En cuestiones gastronómicas, los entendidos son legión y apabullan de lo lindo. Presumen de saber de vino, de marisco o de vichysoisse. Da lo mismo el producto, el caso es presumir y soltar con mucha prosapia frases que parecen más cercanas a las nuevas religiones que a la nueva cocina: «A ese vino le falta espíritu. Esa centolla está vacía. La vichysoisse adolece de desequilibrio.». En estos casos, nos paraliza tanta sabiduría y procuramos callar y dejar que el entendido sentencie y disfrute de su triunfo.
Hemos aprendido, siglo a siglo, a hacernos los tontos, pero eso no quiere decir que seamos tontos. En cierta ocasión, un gran alcalde de Santiago de Compostela, que había cambiado completamente la ciudad, nos invitó a comer a un grupo de articulistas de periódico. Aquel mandatario era buen político, era culto y era inteligente, pero le faltaba un punto de prudencia y le sobraban dos puntos de pedantería.

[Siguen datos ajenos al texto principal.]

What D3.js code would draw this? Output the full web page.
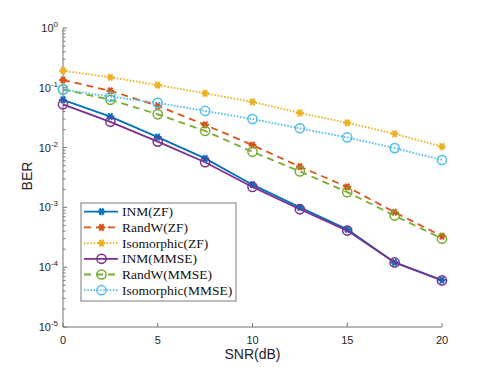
<!DOCTYPE html>
<html lang="en">
<head>
    <meta charset="UTF-8">
    <title>BER vs SNR</title>
    <script src="https://d3js.org/d3.v7.min.js"></script>
    <style>
        body {
            margin: 0;
            background-color: #fff;
        }
        svg {
            display: block;
        }
        .tick-label {
            font-family: Arial, "Liberation Sans", sans-serif;
            font-size: 11px;
            fill: #262626;
        }
        .axis-title {
            font-family: Arial, "Liberation Sans", sans-serif;
            font-size: 14px;
            fill: #262626;
        }
        .legend-text {
            font-family: "Liberation Serif", "DejaVu Serif", serif;
            font-size: 13.5px;
            fill: #111;
        }
    </style>
</head>
<body>
    <svg width="489" height="367"></svg>
    <script>
        // SNR points (dB)
        const snr = [0, 2.5, 5, 7.5, 10, 12.5, 15, 17.5, 20];

        // BER values
        const inmZF     = [0.063, 0.033, 0.015, 0.0066, 0.0024, 0.0010, 0.00043, 0.00012, 0.000061];
        const randwZF   = [0.135, 0.089, 0.050, 0.024, 0.011, 0.0048, 0.0022, 0.00083, 0.00033];
        const isoZF     = [0.193, 0.150, 0.111, 0.081, 0.058, 0.038, 0.026, 0.017, 0.0104];
        const inmMMSE   = [0.053, 0.027, 0.0126, 0.0057, 0.0022, 0.00093, 0.00041, 0.00012, 0.00006];
        const randwMMSE = [0.094, 0.063, 0.036, 0.019, 0.0085, 0.0040, 0.0018, 0.00073, 0.00030];
        const isoMMSE   = [0.094, 0.071, 0.056, 0.041, 0.030, 0.021, 0.0148, 0.0098, 0.0062];

        const seriesNames = ["INM(ZF)", "RandW(ZF)", "Isomorphic(ZF)", "INM(MMSE)", "RandW(MMSE)", "Isomorphic(MMSE)"];

        const xTicks = [0, 5, 10, 15, 20];
        const yExponents = [0, -1, -2, -3, -4, -5];

        const svg = d3.select("svg");

        const x = d3.scaleLinear().domain([0, 20]).range([63, 442]);
        const y = d3.scaleLog().domain([1e-5, 1]).range([327, 28]);

        // style of each series (matlab default colours)
        const series = [
            { name: seriesNames[0], values: inmZF,     color: "#0072BD", dash: null,  marker: "star" },
            { name: seriesNames[1], values: randwZF,   color: "#D95319", dash: "7,5", marker: "star" },
            { name: seriesNames[2], values: isoZF,     color: "#EDB120", dash: "1.6,1.6", marker: "star" },
            { name: seriesNames[3], values: inmMMSE,   color: "#7E2F8E", dash: null,  marker: "circle" },
            { name: seriesNames[4], values: randwMMSE, color: "#77AC30", dash: "7,5", marker: "circle" },
            { name: seriesNames[5], values: isoMMSE,   color: "#4DBEEE", dash: "1.6,1.6", marker: "circle" }
        ];

        const axisColor = "#737373";

        // axes
        const ax = svg.append("g");
        ax.append("line")
            .attr("x1", x(0)).attr("x2", x(20))
            .attr("y1", y(1e-5)).attr("y2", y(1e-5))
            .attr("stroke", axisColor);
        ax.append("line")
            .attr("x1", x(0)).attr("x2", x(0))
            .attr("y1", y(1e-5)).attr("y2", y(1))
            .attr("stroke", axisColor);

        // x ticks (inward)
        xTicks.forEach(t => {
            ax.append("line")
                .attr("x1", x(t)).attr("x2", x(t))
                .attr("y1", y(1e-5)).attr("y2", y(1e-5) - 4)
                .attr("stroke", axisColor);
            ax.append("text")
                .attr("class", "tick-label")
                .attr("x", x(t))
                .attr("y", y(1e-5) + 17)
                .attr("text-anchor", "middle")
                .text(t);
        });

        // y ticks: majors + log minors
        yExponents.forEach(e => {
            const v = Math.pow(10, e);
            ax.append("line")
                .attr("x1", x(0)).attr("x2", x(0) + 4)
                .attr("y1", y(v)).attr("y2", y(v))
                .attr("stroke", axisColor);
            const lab = ax.append("text")
                .attr("class", "tick-label")
                .attr("x", 58)
                .attr("y", y(v) + 4)
                .attr("text-anchor", "end");
            lab.append("tspan").text("10");
            lab.append("tspan")
                .attr("dy", -5)
                .style("font-size", "8px")
                .text(e);
            if (e > -5) {
                for (let m = 2; m <= 9; m++) {
                    const mv = m * Math.pow(10, e - 1);
                    ax.append("line")
                        .attr("x1", x(0)).attr("x2", x(0) + 2.5)
                        .attr("y1", y(mv)).attr("y2", y(mv))
                        .attr("stroke", axisColor);
                }
            }
        });

        svg.append("text")
            .attr("class", "axis-title")
            .attr("x", x(10))
            .attr("y", 359)
            .attr("text-anchor", "middle")
            .text("SNR(dB)");

        svg.append("text")
            .attr("class", "axis-title")
            .attr("transform", "translate(31.5," + 176 + ") rotate(-90)")
            .attr("text-anchor", "middle")
            .text("BER");

        const line = d3.line()
            .x(d => x(d[0]))
            .y(d => y(d[1]));

        function drawMarker(g, cx, cy, type, color) {
            if (type === "star") {
                const r = 3.8;
                const pts = [[r, 0], [r * 0.5, r * 0.87], [r * 0.5, -r * 0.87]];
                pts.forEach(p => {
                    g.append("line")
                        .attr("x1", cx - p[0]).attr("y1", cy - p[1])
                        .attr("x2", cx + p[0]).attr("y2", cy + p[1])
                        .attr("stroke", color)
                        .attr("stroke-width", 2.2);
                });
                g.append("circle")
                    .attr("cx", cx).attr("cy", cy).attr("r", 2.3)
                    .attr("fill", color);
            } else {
                g.append("circle")
                    .attr("cx", cx).attr("cy", cy).attr("r", 4.6)
                    .attr("fill", "none")
                    .attr("stroke", color)
                    .attr("stroke-width", 1.5);
            }
        }

        series.forEach(s => {
            const g = svg.append("g");
            const pts = snr.map((v, i) => [v, s.values[i]]);
            g.append("path")
                .datum(pts)
                .attr("d", line)
                .attr("fill", "none")
                .attr("stroke", s.color)
                .attr("stroke-width", 1.8)
                .attr("stroke-dasharray", s.dash);
            pts.forEach(p => drawMarker(g, x(p[0]), y(p[1]), s.marker, s.color));
        });

        // legend
        const lg = svg.append("g");
        lg.append("rect")
            .attr("x", 81).attr("y", 203)
            .attr("width", 155).attr("height", 98)
            .attr("fill", "#fff")
            .attr("stroke", "#7a7a7a")
            .attr("stroke-width", 1);

        series.forEach((s, i) => {
            const yy = 211.7 + i * 15.7;
            lg.append("line")
                .attr("x1", 84).attr("x2", 118)
                .attr("y1", yy).attr("y2", yy)
                .attr("stroke", s.color)
                .attr("stroke-width", 1.8)
                .attr("stroke-dasharray", s.dash);
            drawMarker(lg, 101.5, yy, s.marker, s.color);
            lg.append("text")
                .attr("class", "legend-text")
                .attr("x", 122)
                .attr("y", yy + 4.5)
                .text(s.name);
        });
    </script>
</body>
</html>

La comida empezó con un plato de jamón, producto que no es la especialidad de Galicia, un país donde la ternera, los grelos, el marisco, el vino blanco o el pescado son formidables, pero el jamón, no, aunque el serrano rellene muy bien los bocadillos en los bares de carretera de A Cañiza y el asado sea una delicia galaica sin parangón.

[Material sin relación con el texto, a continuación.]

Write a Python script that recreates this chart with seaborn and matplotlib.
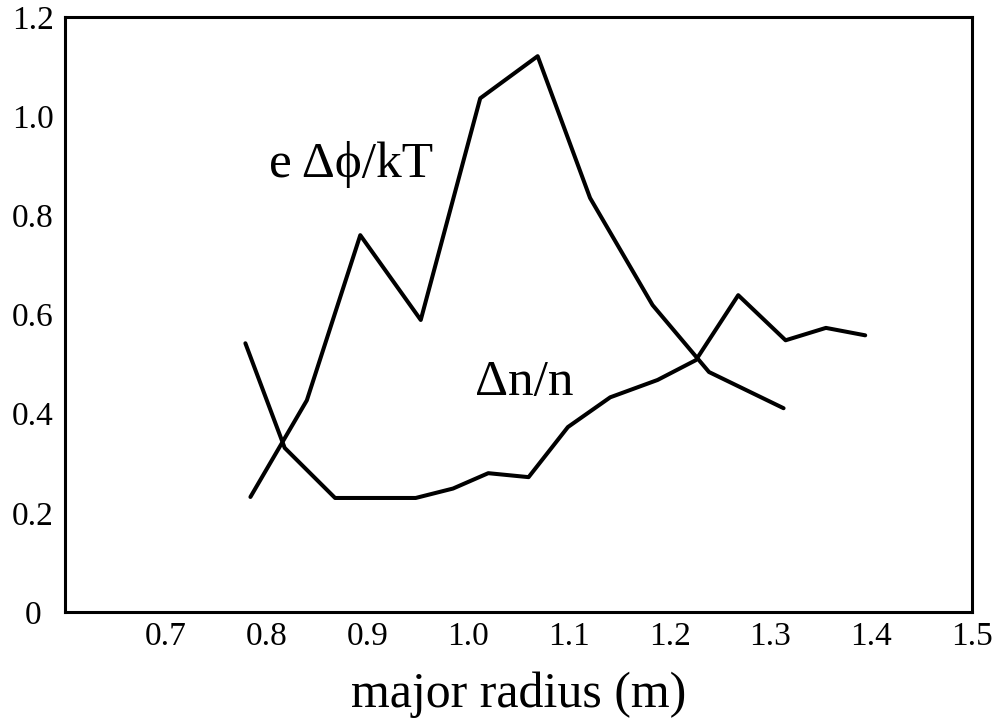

El caso es que aquel alcalde aseguró taxativo que el jamón que estábamos comiendo era de Jabugo. Yo, prudente como buen extremeño jugando fuera de casa, callé. Pero a la tercera alabanza municipal a aquellas lonchas de Jabugo, no pude pasar más por tonto y me dejé llevar por el primer golpe de sabor que aquel jamón me había dejado en el paladar. Era un golpe conocido, infantil, familiar, era el mismo retrogusto, por decirlo finamente, que me regalaban cada tarde los jamones que curaba mi madre en Ceclavín.

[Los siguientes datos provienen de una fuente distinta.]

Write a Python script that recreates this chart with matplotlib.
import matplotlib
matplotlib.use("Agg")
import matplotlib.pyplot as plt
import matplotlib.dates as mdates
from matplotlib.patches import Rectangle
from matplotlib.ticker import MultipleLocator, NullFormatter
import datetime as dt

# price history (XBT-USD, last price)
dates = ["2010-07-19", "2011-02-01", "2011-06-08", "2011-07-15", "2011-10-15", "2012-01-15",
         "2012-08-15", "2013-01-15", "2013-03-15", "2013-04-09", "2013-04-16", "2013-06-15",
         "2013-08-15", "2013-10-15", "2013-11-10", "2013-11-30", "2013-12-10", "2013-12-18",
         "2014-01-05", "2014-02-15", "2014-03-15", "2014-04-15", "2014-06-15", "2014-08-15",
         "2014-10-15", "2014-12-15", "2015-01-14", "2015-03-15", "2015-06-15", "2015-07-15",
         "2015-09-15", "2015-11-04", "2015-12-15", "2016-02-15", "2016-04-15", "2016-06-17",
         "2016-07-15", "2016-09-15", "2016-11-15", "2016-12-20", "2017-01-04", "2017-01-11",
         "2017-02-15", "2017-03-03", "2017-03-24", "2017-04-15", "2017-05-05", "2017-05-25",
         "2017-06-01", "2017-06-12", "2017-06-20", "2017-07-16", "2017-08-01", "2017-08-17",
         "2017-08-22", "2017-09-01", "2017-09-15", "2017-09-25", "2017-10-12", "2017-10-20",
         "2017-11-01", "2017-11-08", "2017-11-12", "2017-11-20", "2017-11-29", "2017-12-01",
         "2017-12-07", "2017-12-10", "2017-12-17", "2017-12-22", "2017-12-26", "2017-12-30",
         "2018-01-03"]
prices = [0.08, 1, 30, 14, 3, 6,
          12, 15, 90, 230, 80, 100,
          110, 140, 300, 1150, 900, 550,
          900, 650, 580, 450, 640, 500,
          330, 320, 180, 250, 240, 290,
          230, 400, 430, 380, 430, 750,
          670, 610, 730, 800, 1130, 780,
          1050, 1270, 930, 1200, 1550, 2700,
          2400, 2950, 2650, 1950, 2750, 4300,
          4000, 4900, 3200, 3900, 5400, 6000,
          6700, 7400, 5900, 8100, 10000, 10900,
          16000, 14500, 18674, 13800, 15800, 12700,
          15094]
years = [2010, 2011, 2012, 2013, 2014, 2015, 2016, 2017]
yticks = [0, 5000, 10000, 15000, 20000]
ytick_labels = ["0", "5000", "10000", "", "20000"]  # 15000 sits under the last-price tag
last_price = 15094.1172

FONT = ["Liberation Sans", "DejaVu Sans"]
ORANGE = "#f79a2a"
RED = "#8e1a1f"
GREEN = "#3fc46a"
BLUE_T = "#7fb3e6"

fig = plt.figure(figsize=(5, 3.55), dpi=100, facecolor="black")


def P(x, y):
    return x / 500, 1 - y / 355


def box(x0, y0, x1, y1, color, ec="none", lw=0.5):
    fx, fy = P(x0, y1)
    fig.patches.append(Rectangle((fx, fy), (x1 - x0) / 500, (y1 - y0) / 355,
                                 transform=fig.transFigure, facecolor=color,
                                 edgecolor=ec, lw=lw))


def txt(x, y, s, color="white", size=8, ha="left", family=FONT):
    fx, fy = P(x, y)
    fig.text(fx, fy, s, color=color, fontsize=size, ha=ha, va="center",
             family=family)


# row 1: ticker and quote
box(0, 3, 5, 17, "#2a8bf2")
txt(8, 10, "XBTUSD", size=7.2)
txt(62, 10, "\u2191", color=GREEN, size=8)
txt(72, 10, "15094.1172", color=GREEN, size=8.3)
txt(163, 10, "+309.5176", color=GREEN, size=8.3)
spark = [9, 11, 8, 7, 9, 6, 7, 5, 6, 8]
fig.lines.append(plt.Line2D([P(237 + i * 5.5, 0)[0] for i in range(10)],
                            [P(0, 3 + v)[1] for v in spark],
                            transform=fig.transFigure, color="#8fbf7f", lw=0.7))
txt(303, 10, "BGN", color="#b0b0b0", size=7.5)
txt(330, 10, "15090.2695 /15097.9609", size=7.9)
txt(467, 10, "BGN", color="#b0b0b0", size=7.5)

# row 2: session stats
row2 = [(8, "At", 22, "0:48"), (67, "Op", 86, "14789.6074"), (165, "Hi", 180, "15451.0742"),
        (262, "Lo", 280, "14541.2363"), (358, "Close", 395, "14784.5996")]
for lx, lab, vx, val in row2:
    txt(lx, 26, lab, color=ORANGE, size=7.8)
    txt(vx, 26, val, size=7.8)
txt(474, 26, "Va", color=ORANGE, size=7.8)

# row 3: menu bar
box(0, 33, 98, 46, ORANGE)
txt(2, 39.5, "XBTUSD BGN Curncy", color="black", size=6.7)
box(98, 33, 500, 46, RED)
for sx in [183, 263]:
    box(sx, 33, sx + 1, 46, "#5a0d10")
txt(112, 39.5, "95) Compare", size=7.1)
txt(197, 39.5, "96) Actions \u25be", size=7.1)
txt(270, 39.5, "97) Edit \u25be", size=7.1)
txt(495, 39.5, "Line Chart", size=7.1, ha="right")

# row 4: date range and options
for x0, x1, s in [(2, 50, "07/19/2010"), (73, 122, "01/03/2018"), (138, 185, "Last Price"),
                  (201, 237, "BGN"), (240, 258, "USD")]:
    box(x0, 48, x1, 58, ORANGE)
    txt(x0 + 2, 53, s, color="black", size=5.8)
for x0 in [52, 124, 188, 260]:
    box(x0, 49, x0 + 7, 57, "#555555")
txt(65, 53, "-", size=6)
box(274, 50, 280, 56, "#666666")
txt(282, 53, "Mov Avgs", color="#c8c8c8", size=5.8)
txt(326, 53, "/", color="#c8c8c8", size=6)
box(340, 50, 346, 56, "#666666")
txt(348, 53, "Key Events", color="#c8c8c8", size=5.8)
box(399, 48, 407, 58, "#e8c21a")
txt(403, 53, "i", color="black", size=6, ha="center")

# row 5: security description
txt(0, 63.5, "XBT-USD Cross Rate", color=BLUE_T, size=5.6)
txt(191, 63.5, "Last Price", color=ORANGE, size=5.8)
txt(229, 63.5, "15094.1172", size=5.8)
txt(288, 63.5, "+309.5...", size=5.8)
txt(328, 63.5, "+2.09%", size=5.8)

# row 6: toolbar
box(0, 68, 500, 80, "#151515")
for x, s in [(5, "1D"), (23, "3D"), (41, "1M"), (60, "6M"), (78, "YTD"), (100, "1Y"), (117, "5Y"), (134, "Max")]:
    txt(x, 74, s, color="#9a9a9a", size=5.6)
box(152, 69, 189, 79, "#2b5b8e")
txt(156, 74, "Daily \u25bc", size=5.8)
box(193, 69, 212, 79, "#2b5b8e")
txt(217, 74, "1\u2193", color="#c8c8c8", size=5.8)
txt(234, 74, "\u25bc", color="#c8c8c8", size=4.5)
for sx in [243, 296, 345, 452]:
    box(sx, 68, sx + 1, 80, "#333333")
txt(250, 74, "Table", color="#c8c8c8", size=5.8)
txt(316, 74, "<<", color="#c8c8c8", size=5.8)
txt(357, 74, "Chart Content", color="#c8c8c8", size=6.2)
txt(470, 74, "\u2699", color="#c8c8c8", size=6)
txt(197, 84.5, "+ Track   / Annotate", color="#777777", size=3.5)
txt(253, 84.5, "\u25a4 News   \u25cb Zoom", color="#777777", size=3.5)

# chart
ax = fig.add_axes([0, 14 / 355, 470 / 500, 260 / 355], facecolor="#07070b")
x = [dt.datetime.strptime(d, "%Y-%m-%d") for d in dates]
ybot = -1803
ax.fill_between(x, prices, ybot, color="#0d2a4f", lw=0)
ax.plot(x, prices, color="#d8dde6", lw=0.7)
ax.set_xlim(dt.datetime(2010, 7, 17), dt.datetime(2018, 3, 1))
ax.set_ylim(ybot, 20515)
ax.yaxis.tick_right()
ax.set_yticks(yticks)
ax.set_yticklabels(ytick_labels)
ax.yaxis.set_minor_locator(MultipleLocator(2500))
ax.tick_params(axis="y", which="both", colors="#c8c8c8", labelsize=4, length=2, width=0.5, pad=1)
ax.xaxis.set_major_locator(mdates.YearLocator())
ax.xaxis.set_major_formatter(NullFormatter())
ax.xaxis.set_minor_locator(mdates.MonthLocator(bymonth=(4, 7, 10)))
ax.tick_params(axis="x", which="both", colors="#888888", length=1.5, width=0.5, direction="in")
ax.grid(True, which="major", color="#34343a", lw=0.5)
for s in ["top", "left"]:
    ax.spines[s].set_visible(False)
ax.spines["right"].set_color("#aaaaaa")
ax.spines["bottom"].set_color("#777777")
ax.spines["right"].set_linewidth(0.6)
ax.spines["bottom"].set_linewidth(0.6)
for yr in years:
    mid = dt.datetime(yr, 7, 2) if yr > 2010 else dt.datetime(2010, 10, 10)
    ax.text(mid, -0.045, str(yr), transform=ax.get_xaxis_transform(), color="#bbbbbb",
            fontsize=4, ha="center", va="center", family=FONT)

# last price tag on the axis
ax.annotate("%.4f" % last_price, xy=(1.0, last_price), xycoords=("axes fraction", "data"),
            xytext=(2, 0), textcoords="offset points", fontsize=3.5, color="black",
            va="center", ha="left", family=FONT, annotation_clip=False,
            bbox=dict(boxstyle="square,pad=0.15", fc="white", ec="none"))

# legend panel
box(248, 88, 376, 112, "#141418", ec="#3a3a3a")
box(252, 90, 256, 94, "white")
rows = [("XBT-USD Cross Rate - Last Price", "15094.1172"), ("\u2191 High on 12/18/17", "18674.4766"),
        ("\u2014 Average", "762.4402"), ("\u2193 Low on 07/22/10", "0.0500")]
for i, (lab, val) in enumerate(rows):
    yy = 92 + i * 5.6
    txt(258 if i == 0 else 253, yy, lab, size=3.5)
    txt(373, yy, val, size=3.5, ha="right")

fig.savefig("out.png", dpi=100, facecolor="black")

Y no pude callar. Se me escapó un hilito de voz: «Este jamón es extremeño». Y el alcalde, que atrapó el hilito, sonrió displicente y me afeó el chauvinismo. Yo musité un perdón contrito y lamenté no haber seguido pasando por tonto. El alcalde, crecido y dispuesto a rematar la faena, llamó al camarero y le pidió que trajera el jamón que nos estábamos comiendo. Nunca lo hubiera hecho: en su etiqueta, en letras bien grandes, se anunciaba que aquel jamón se había curado en Montánchez.
Aunque quedé como gran triunfador de la noche, me convertí en un mitológico catador de jamones ibérticos y en el mundillo de la prensa compostelana aún se recuerda la anécdota, yo sigo pensando que hubiera estado más guapo calladito porque aquel alcalde me odió para los restos y no me gusta tener enemigos por listo cuando te quieren mucho más pasando por tonto.
Como buen extremeño, soy experto en cuatro productos: el jamón, el gazpacho, las cerezas y las perrunillas. En lo demás, ni idea, pero en esas cuatro delicias me considero capaz de sentar cátedra. Distingo el ibérico de verdad, calibro con finura el de poleo, el de tomate y hasta el de hígado que me pone mi suegra, no me engañan con picotas que no lo son y sé perfectamente cuándo una perrunilla es auténtica y antigua y cuándo se trata de mera pasta sin emoción. Pero aunque distinga, calibre, acierte y sepa, jamás lo desvelaré y pasaré eternamente por tonto. Así nos va.